People who are proficient at doing integrals in closed form generally seem to work by a process of pattern matching. They recognize certain integrals as being of a form that can't be done, so they know not to try.

#### Example 73

◊ Students! Stand at attention! You will now evaluate $$\int e^{-x^2+7x} dx$$ in closed form.

◊ No sir, I can't do that. By a change of variables of the form u=x+c, where c is a constant, we could clearly put this into the form $$\int e^{-x^2} dx$$ , which we know is impossible.

Sometimes an integral such as $$\int e^{-x^2} dx$$ is important enough that we want to give it a name, tabulate it, and write computer subroutines that can evaluate it numerically. For example, statisticians define the “error function” $$\operatorname{erf}(x)=(2/\sqrt{\pi}) \int e^{-x^2} dx$$. Sometimes if you're not sure whether an integral can be done in closed form, you can put it into computer software, which will tell you that it reduces to one of these functions. You then know that it can't be done in closed form. For example, if you ask the popular web site integrals.com to do $$\int e^{-x^2+7x} dx$$, it spits back $$(1/2)e^{49/4}\sqrt{\pi}\operatorname{erf}(x-7/2)$$. This tells you both that you shouldn't be wasting your time trying to do the integral in closed form and that if you need to evaluate it numerically, you can do that using the erf function.

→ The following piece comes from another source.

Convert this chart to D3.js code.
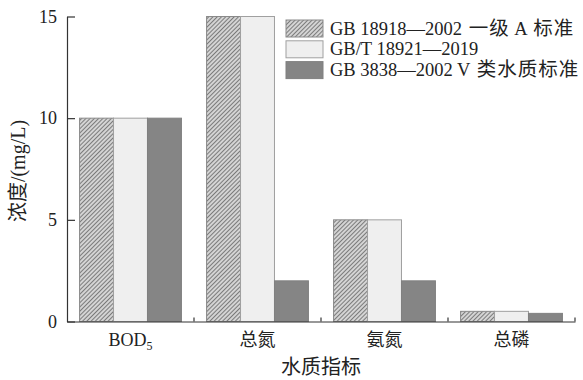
<!DOCTYPE html>
<html><head><meta charset="utf-8">
<script src="https://cdn.jsdelivr.net/npm/d3@7"></script>
<style>
body{margin:0;background:#fff;}
text{font-family:"Liberation Serif","Noto Sans CJK SC",serif;fill:#222;}
</style></head>
<body><svg id="c" width="583" height="380"></svg>
<script>
const categories = ["BOD5","总氮","氨氮","总磷"];
const seriesNames = ["GB 18918—2002 一级 A 标准","GB/T 18921—2019","GB 3838—2002 V 类水质标准"];
const values = [
  [10, 15, 5, 0.5],
  [10, 15, 5, 0.5],
  [10, 2, 2, 0.4]
];
const yTicks = [0,5,10,15];

const svg = d3.select("#c");
const L=67, R=575, T=16.5, B=321.5;
const fs = 18;

const defs = svg.append("defs");
const pat = defs.append("pattern").attr("id","hatch").attr("patternUnits","userSpaceOnUse")
  .attr("width",3).attr("height",3).attr("patternTransform","rotate(45)");
pat.append("rect").attr("width",3).attr("height",3).attr("fill","#d4d4d4");
pat.append("line").attr("x1",0.5).attr("y1",0).attr("x2",0.5).attr("y2",3).attr("stroke","#707070").attr("stroke-width",0.9);

const fills = ["url(#hatch)","#efefef","#858585"];
const strokes = ["#8a8a8a","#a0a0a0","#808080"];

const x0 = d3.scaleBand().domain(categories).range([L,R]).padding(0);
const x1 = d3.scaleBand().domain(d3.range(3)).range([0,x0.bandwidth()]).paddingInner(0).paddingOuter(0.37);
const y = d3.scaleLinear().domain([0,15]).range([B,T]);

// mixed-script text: CJK runs slightly larger
const isCJK = ch => /[\u3000-\u9fff\uff00-\uffef]/.test(ch);
function mixed(sel, str, latinSize, cjkSize, cjkSpacing, gap){
  const runs = [];
  for(const ch of str){
    const c = isCJK(ch);
    if(runs.length && runs[runs.length-1].c===c) runs[runs.length-1].s += ch;
    else runs.push({c, s:ch});
  }
  runs.forEach((r,i)=>{
    const ts = sel.append("tspan").style("font-size",(r.c?cjkSize:latinSize)+"px").text(r.s);
    if(r.c && cjkSpacing) ts.style("letter-spacing",cjkSpacing+"px");
    if(gap && i>0 && /\s$/.test(runs[i-1].s)) ts.attr("dx",gap);
  });
}

// bars
categories.forEach((c,ci)=>{
  d3.range(3).forEach(si=>{
    const v = values[si][ci];
    svg.append("rect")
      .attr("x", x0(c)+x1(si)).attr("y", y(v))
      .attr("width", x1.bandwidth()).attr("height", y(0)-y(v))
      .attr("fill", fills[si]).attr("stroke", strokes[si]).attr("stroke-width",1);
  });
});

// y axis
const ya = svg.append("g").attr("transform",`translate(${L},0)`)
  .call(d3.axisLeft(y).tickValues(yTicks).tickSizeInner(-8).tickSizeOuter(0).tickPadding(10));
ya.select(".domain").attr("stroke","#333").attr("stroke-width",1.2);
ya.selectAll(".tick line").attr("stroke","#333").attr("stroke-width",1.2);
ya.selectAll(".tick text").style("font-size",fs+"px").attr("font-family",null).attr("fill","#222");

// x axis
const xa = svg.append("g").attr("transform",`translate(0,${B})`)
  .call(d3.axisBottom(x0).tickSize(0).tickPadding(12));
xa.select(".domain").attr("stroke","#333").attr("stroke-width",1.2);
xa.selectAll(".tick text").style("font-size",fs+"px").attr("font-family",null).attr("fill","#222")
  .each(function(d){
    if(d==="BOD5"){
      const t=d3.select(this); t.text("BOD");
      t.append("tspan").text("5").style("font-size","12px").attr("dy","4");
    }
  });
// boundary ticks
const bounds = categories.map(c=>x0(c)).concat([R]).slice(1);
svg.append("g").selectAll("line").data(bounds).join("line")
  .attr("x1",d=>d).attr("x2",d=>d).attr("y1",B).attr("y2",B-4)
  .attr("stroke","#333").attr("stroke-width",1.2);

// axis titles
const yt = svg.append("text").attr("transform",`translate(25,${(T+B)/2+2}) rotate(-90)`)
  .attr("text-anchor","middle");
mixed(yt, "浓度/(mg/L)", 20, 20, 0, 0);
const xt = svg.append("text").attr("x",(L+R)/2).attr("y",374).attr("text-anchor","middle");
mixed(xt, "水质指标", 20, 20, 0, 0);

// legend
const lg = svg.append("g").attr("transform","translate(286,20)");
seriesNames.forEach((n,i)=>{
  const g = lg.append("g").attr("transform",`translate(0,${i*20.8})`);
  g.append("rect").attr("width",37).attr("height",17).attr("fill",fills[i]).attr("stroke",strokes[i]);
  const t = g.append("text").attr("x",44).attr("y",14.5).style("white-space","pre");
  mixed(t, n, 18.5, 19.5, 1, 2);
});
</script></body></html>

As shown in the following example, just because an indefinite integral can't be done, that doesn't mean that we can never do a related definite integral.

#### Example 74

◊ Evaluate $$\int_0^{\pi/2} e^{-\tan^2 x}(\tan^2x+1)dx$$.

◊ The obvious substitution to try is u=tan x, and this reduces the integrand to e-x2. This proves that the corresponding indefinite integral is impossible to express in closed form. However, the definite integral can be expressed in closed form; it turns out to be $$\sqrt{\pi}/2$$. The trick for proving this is given in Example 99 on p. 134.

Sometimes computer software can't say anything about a particular integral at all. That doesn't mean that the integral can't be done. Computers are stupid, and they may try brute-force techniques that fail because the computer runs out of memory or CPU time. For example, the integral $$\int dx/(x^{10000}-1)$$ (problem 15, p. 127) can be done in closed form using the techniques of chapter 8, and it's not too hard for a proficient human to figure out how to attack it, but every computer program I've tried it on has failed silently.